While Western technologists and regulators continue to debate the appropriate boundaries of artificial intelligence inside consumer applications, Tencent, the Chinese technology conglomerate, has moved decisively past the argument. The company has quietly embedded an intelligent AI assistant directly inside WeChat — one of the largest and most deeply integrated digital ecosystems on the planet — a step that industry observers are now characterizing as opening the door to what may become the defining architecture of the agentic financial future.
The significance of this development cannot be evaluated without first reckoning with WeChat's extraordinary reach. The platform is not a messaging application in any conventional Western sense. It functions simultaneously as a communication layer, a commerce engine, a payments network, a social graph, and a services marketplace — all within a single unified interface. Embedding an intelligent, action-capable AI agent inside that structure is therefore not merely a product feature update. It is an infrastructural event, one that repositions the entire platform's relationship to its users' financial and daily lives.

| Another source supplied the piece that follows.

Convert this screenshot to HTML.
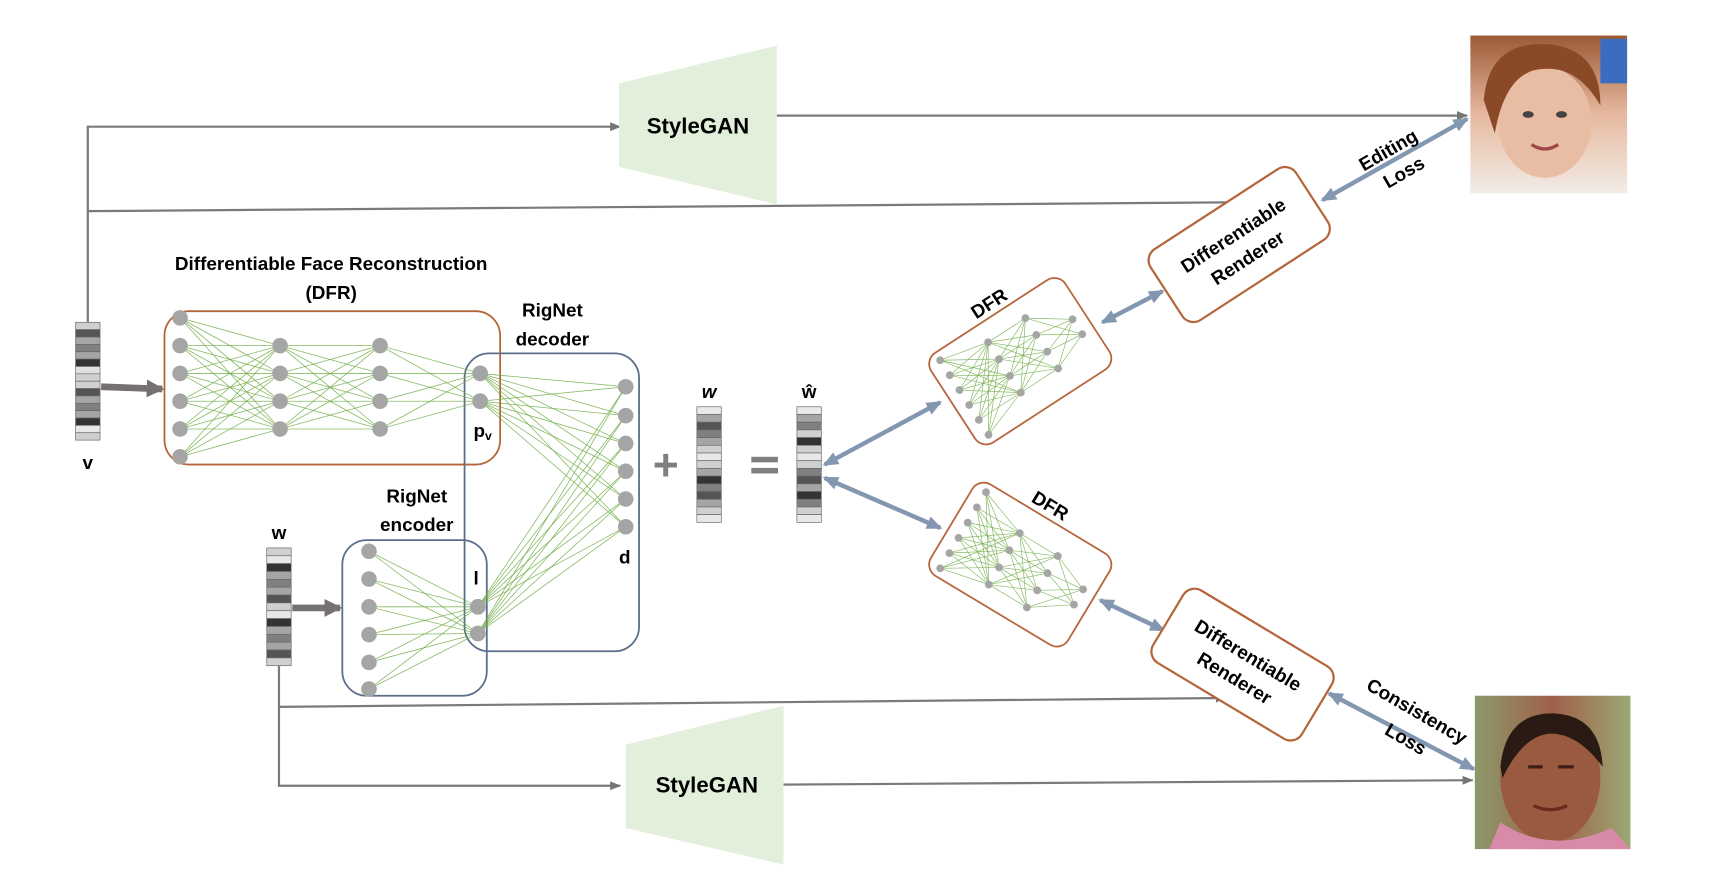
<!DOCTYPE html>
<html><head><meta charset="utf-8">
<style>
html,body{margin:0;padding:0;background:#fff;}
svg{display:block;}
text{font-family:"Liberation Sans",sans-serif;font-weight:bold;fill:#000;}
</style></head>
<body>
<svg id="s" width="1726" height="878" viewBox="0 0 1553 790" xmlns="http://www.w3.org/2000/svg">
<defs>
<marker id="ag" markerWidth="10" markerHeight="8" refX="9" refY="4" orient="auto" markerUnits="userSpaceOnUse"><path d="M0,0 L10,4 L0,8 Z" fill="#767676"/></marker>
<marker id="ab" markerWidth="14" markerHeight="12" refX="12" refY="6" orient="auto-start-reverse" markerUnits="userSpaceOnUse"><path d="M0,0 L14,6 L0,12 Z" fill="#8497b0"/></marker>
<marker id="at" markerWidth="16" markerHeight="16" refX="14" refY="8" orient="auto" markerUnits="userSpaceOnUse"><path d="M0,0 L16,8 L0,16 Z" fill="#767171"/></marker>
<linearGradient id="kid" x1="0" y1="0" x2="0" y2="1"><stop offset="0" stop-color="#9a5a36"/><stop offset="0.5" stop-color="#e7b9a0"/><stop offset="1" stop-color="#f2ece6"/></linearGradient>
<linearGradient id="man" x1="0" y1="0" x2="1" y2="0"><stop offset="0" stop-color="#8b9a6a"/><stop offset="0.5" stop-color="#a0604a"/><stop offset="1" stop-color="#9aa873"/></linearGradient>
</defs>

<!-- v connectors -->
<g fill="none" stroke="#7a7a7a" stroke-width="2">
<polyline points="79,290 79,114 558,114" marker-end="url(#ag)"/>
<polyline points="79,190 1118,182" marker-end="url(#ag)"/>
<line x1="686" y1="104" x2="1320" y2="104" marker-end="url(#ag)"/>
<polyline points="251,598 251,707 558,707" marker-end="url(#ag)"/>
<polyline points="251,636 1103,628" marker-end="url(#ag)"/>
<line x1="700" y1="706" x2="1325" y2="702" marker-end="url(#ag)"/>
</g>

<!-- StyleGAN trapezoids -->
<polygon points="557,75 699,41 699,184 557,150" fill="#e2efda"/>
<text x="628" y="120" font-size="20" text-anchor="middle">StyleGAN</text>
<polygon points="563,670 705,635 705,778 563,745" fill="#e2efda"/>
<text x="636" y="713" font-size="20" text-anchor="middle">StyleGAN</text>

<!-- images -->
<rect x="1323" y="32" width="141" height="142" fill="url(#kid)"/>
<ellipse cx="1390" cy="110" rx="42" ry="50" fill="#e9bca4"/>
<path d="M1335,90 Q1340,35 1395,40 Q1440,45 1440,95 Q1420,60 1390,62 Q1355,62 1345,120 Z" fill="#8a4a28"/>
<rect x="1440" y="35" width="24" height="40" fill="#3a6cc0"/>
<ellipse cx="1375" cy="103" rx="5" ry="3" fill="#444"/><ellipse cx="1405" cy="103" rx="5" ry="3" fill="#444"/>
<path d="M1378,130 Q1390,138 1402,130" stroke="#a04848" stroke-width="3" fill="none"/>
<rect x="1327" y="626" width="140" height="138" fill="url(#man)"/>
<ellipse cx="1395" cy="700" rx="45" ry="58" fill="#9a5a40"/>
<path d="M1350,690 Q1355,640 1400,642 Q1440,645 1442,690 Q1420,660 1395,660 Q1370,662 1352,700 Z" fill="#2a1a14"/>
<path d="M1340,764 L1350,740 Q1395,770 1450,745 L1467,764 Z" fill="#d88aa8"/>
<path d="M1375,690 L1388,690 M1402,690 L1416,690" stroke="#3a2018" stroke-width="3"/>
<path d="M1380,725 Q1395,732 1410,725" stroke="#6a2a20" stroke-width="3" fill="none"/>

<!-- loss arrows -->
<g stroke="#8497b0" stroke-width="4" fill="none">
<line x1="1190" y1="180" x2="1320" y2="107" marker-start="url(#ab)" marker-end="url(#ab)"/>
<line x1="1196" y1="624" x2="1326" y2="692" marker-start="url(#ab)" marker-end="url(#ab)"/>
<line x1="992" y1="290" x2="1046" y2="262" marker-start="url(#ab)" marker-end="url(#ab)"/>
<line x1="990" y1="540" x2="1047" y2="567" marker-start="url(#ab)" marker-end="url(#ab)"/>
<line x1="742" y1="418" x2="846" y2="362" marker-start="url(#ab)" marker-end="url(#ab)"/>
<line x1="742" y1="430" x2="846" y2="475" marker-start="url(#ab)" marker-end="url(#ab)"/>
</g>
<text transform="translate(1252,140) rotate(-30)" font-size="17" text-anchor="middle">Editing</text>
<text transform="translate(1266,160) rotate(-30)" font-size="17" text-anchor="middle">Loss</text>
<text transform="translate(1272,645) rotate(30)" font-size="17" text-anchor="middle">Consistency</text>
<text transform="translate(1262,670) rotate(30)" font-size="17" text-anchor="middle">Loss</text>

<!-- Differentiable renderers -->
<g transform="translate(1115,220) rotate(-33)">
<rect x="-78" y="-38" width="156" height="76" rx="12" fill="#fff" stroke="#b5653a" stroke-width="2"/>
<text y="-4" font-size="17" text-anchor="middle">Differentiable</text>
<text y="20" font-size="17" text-anchor="middle">Renderer</text>
</g>
<g transform="translate(1118,598) rotate(31)">
<rect x="-78" y="-38" width="156" height="76" rx="12" fill="#fff" stroke="#b5653a" stroke-width="2"/>
<text y="-4" font-size="17" text-anchor="middle">Differentiable</text>
<text y="20" font-size="17" text-anchor="middle">Renderer</text>
</g>

<!-- small DFRs -->
<g id="dfrA" transform="translate(918,325) rotate(-33)"></g>
<g id="dfrB" transform="translate(918,508) rotate(31)"></g>
<text transform="translate(893,278) rotate(-33)" font-size="17" text-anchor="middle">DFR</text>
<text transform="translate(942,460) rotate(31)" font-size="17" text-anchor="middle">DFR</text>

<!-- big network -->
<rect x="148" y="280" width="302" height="138" rx="22" fill="none" stroke="#b5653a" stroke-width="1.6"/>
<rect x="418" y="318" width="157" height="268" rx="22" fill="none" stroke="#5a6e8a" stroke-width="1.6"/>
<rect x="308" y="486" width="130" height="140" rx="22" fill="none" stroke="#5a6e8a" stroke-width="1.6"/>
<g id="net"></g>
<text x="298" y="243" font-size="17" text-anchor="middle">Differentiable Face Reconstruction</text>
<text x="298" y="269" font-size="17" text-anchor="middle">(DFR)</text>
<text x="497" y="285" font-size="17" text-anchor="middle">RigNet</text>
<text x="497" y="311" font-size="17" text-anchor="middle">decoder</text>
<text x="375" y="452" font-size="17" text-anchor="middle">RigNet</text>
<text x="375" y="478" font-size="17" text-anchor="middle">encoder</text>
<text x="426" y="393" font-size="17">p<tspan font-size="11" dy="3">v</tspan></text>
<text x="426" y="526" font-size="17">l</text>
<text x="557" y="507" font-size="17">d</text>

<!-- thick arrows -->
<line x1="91" y1="348" x2="146" y2="350" stroke="#767171" stroke-width="6" marker-end="url(#at)"/>
<line x1="263" y1="547" x2="306" y2="547" stroke="#767171" stroke-width="6" marker-end="url(#at)"/>

<!-- vectors -->
<g id="vecs"></g>
<text x="79" y="422" font-size="17" text-anchor="middle">v</text>
<text x="251" y="485" font-size="17" text-anchor="middle">w</text>
<text x="638" y="358" font-size="17" text-anchor="middle" font-style="italic">w</text>
<text x="728" y="358" font-size="17" text-anchor="middle">ŵ</text>
<text x="599" y="432" font-size="40" text-anchor="middle" style="fill:#7f7f7f">+</text>
<rect x="676" y="411" width="24" height="5" fill="#7f7f7f"/>
<rect x="676" y="421" width="24" height="5" fill="#7f7f7f"/>
</svg>
<script>
var NS="http://www.w3.org/2000/svg";
function el(p,t,a){var e=document.createElementNS(NS,t);for(var k in a)e.setAttribute(k,a[k]);p.appendChild(e);return e;}
function col(x,ys){return ys.map(function(y){return[x,y];});}
function net(g,layers,r,sw){
 for(var i=0;i<layers.length-1;i++)layers[i].forEach(function(a){layers[i+1].forEach(function(b){el(g,"line",{x1:a[0],y1:a[1],x2:b[0],y2:b[1],stroke:"#70ad47","stroke-width":sw,"stroke-opacity":0.85});});});
 layers.forEach(function(L){L.forEach(function(p){el(g,"circle",{cx:p[0],cy:p[1],r:r,fill:"#a5a5a5"});});});
}
var g=document.getElementById("net");
var c1=col(162,[286,311,336,361,386,411]),c2=col(252,[311,336,361,386]),c3=col(342,[311,336,361,386]),c4=col(432,[336,361]),d=col(563,[348,374,399,424,449,474]);
var e1=col(332,[496,521,546,571,596,620]),l=col(430,[546,570]);
net(g,[c1,c2,c3,c4],7,0.7);
net(g,[e1,l],7,0.7);
var gg=document.createElementNS(NS,"g");g.insertBefore(gg,g.firstChild);
net(gg,[c4.concat(l),d],7,0.7);
// small DFR
function small(id,flip){
 var g=document.getElementById(id);
 el(g,"rect",{x:-72,y:-48,width:144,height:96,rx:12,fill:"#fff",stroke:"#b5653a","stroke-width":1.6});
 var s=flip?-1:1;
 var L1=col(-60,[-40,-24,-8,8,24,40]),L2=col(-15,[-30,-12,6,24]),L3=col(25,[-30,-12,6,24]),L4=col(60,[-6,10]);
 var Ls=[L1,L2,L3,L4];
 if(flip)Ls=Ls.map(function(L){return L.map(function(p){return[p[0],-p[1]];});});
 net(g,Ls,3.5,0.6);
}
small("dfrA",false);small("dfrB",true);
// vectors
var V=document.getElementById("vecs");
var pats=[["#d0d0d0","#555","#a5a5a5","#808080","#a5a5a5","#333","#e0e0e0","#d0d0d0","#d0d0d0","#555","#a5a5a5","#808080","#a5a5a5","#333","#e8e8e8","#d0d0d0"],
["#d0d0d0","#e8e8e8","#333","#a5a5a5","#808080","#a5a5a5","#555","#d0d0d0","#e8e8e8","#333","#a5a5a5","#808080","#a5a5a5","#555","#d0d0d0"],
["#e8e8e8","#a5a5a5","#555","#808080","#a5a5a5","#d0d0d0","#e8e8e8","#d0d0d0","#a5a5a5","#333","#808080","#555","#a5a5a5","#d0d0d0","#e8e8e8"],
["#e8e8e8","#a5a5a5","#808080","#d0d0d0","#333","#d0d0d0","#e8e8e8","#d0d0d0","#808080","#555","#a5a5a5","#333","#808080","#d0d0d0","#e8e8e8"]];
function vec(x,y,h,p){var n=p.length,sh=h/n;p.forEach(function(c,i){el(V,"rect",{x:x,y:y+i*sh,width:22,height:sh,fill:c,stroke:"#666","stroke-width":0.6});});}
vec(68,290,106,pats[0]);vec(240,493,106,pats[1]);vec(627,366,104,pats[2]);vec(717,366,104,pats[3]);
</script>
</body></html>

What "Agentic" Actually Means for Finance
The term "agentic AI" has migrated rapidly from academic machine-learning literature into the mainstream technology discourse of 2026, but its meaning in a financial context carries specific weight. An agentic system does not simply respond to queries or surface information — it takes sequences of actions on behalf of a user, navigating services, initiating transactions, managing schedules, and resolving tasks across multiple domains without requiring explicit step-by-step instructions. When such a system is embedded inside a platform that already handles payments, retail, insurance referrals, and service bookings, the practical implications for how consumers interact with money become profound.
Tencent's decision to integrate this capability quietly — without the theatrical product announcements that typically accompany comparable moves by Western technology firms — is itself instructive. It reflects a broader pattern in which Chinese technology infrastructure evolves through incremental deployment rather than public launch cycles, allowing the company to observe real-world behavior, iterate rapidly, and establish facts on the ground before competitors fully register the competitive shift. By the time the rest of the industry is debating the implications, the user base is already adapting to the new paradigm.
The Competitive Distance This Creates
The gap this opens between WeChat's ecosystem and those of its global counterparts is material and growing. In Europe and North America, the financial services landscape remains fragmented across competing applications, open-banking application programming interfaces of varying quality, and regulatory frameworks that impose meaningful friction on the kind of seamless, cross-service AI agency that Tencent is now operationalizing. The European Banking Authority and bodies such as the Bank for International Settlements have published extensive guidance on AI governance in financial services, but guidance is not product. While regulators write frameworks, Tencent is building infrastructure.
This is not to suggest that the Western approach is without merit — robust oversight of AI systems that handle financial transactions is a legitimate and necessary public policy objective. But the competitive reality is that the debate itself takes time, and time spent debating is time in which an adversary with a unified platform, a massive user base, and fewer structural inhibitions on integrated deployment is compounding its lead. The agentic financial assistant inside WeChat is not waiting for a regulatory green light. It is live, it is learning, and it is accumulating the behavioral data that will make it progressively more capable with each passing quarter.
What the Financial Industry Must Reckon With
For banks, fintech firms, and payments networks outside of China, the WeChat development presents a structural challenge that goes beyond simple competitive benchmarking. The traditional model of financial services delivery — in which a consumer navigates to a bank's application, selects a product, completes a form, and awaits a decision — is being replaced, at least within the WeChat ecosystem, by a model in which an AI agent surfaces the relevant service, executes the interaction, and confirms the outcome, all within the conversational flow the user was already engaged in. That is a fundamentally different user experience, and once consumers adapt to it at scale, reverting to legacy interaction models becomes commercially difficult.
The institutions best positioned to respond are those that have already invested in platform-grade application programming interface infrastructure, that treat data as a strategic asset rather than a compliance liability, and that have the organizational agility to integrate AI agents at the product layer rather than bolting them onto existing interfaces as supplementary features. Those that treat this moment as a distant or theoretical threat will find themselves at an accelerating disadvantage as the agentic model spreads beyond China's borders.
Tencent's quiet move inside WeChat may prove to be one of the most consequential product decisions in financial technology in 2026 — not because of a headline number or a funding announcement, but because it demonstrates, at operational scale, that the agentic financial future is not a concept paper. It is already running, and it is already reshaping what users expect from every platform that handles their money.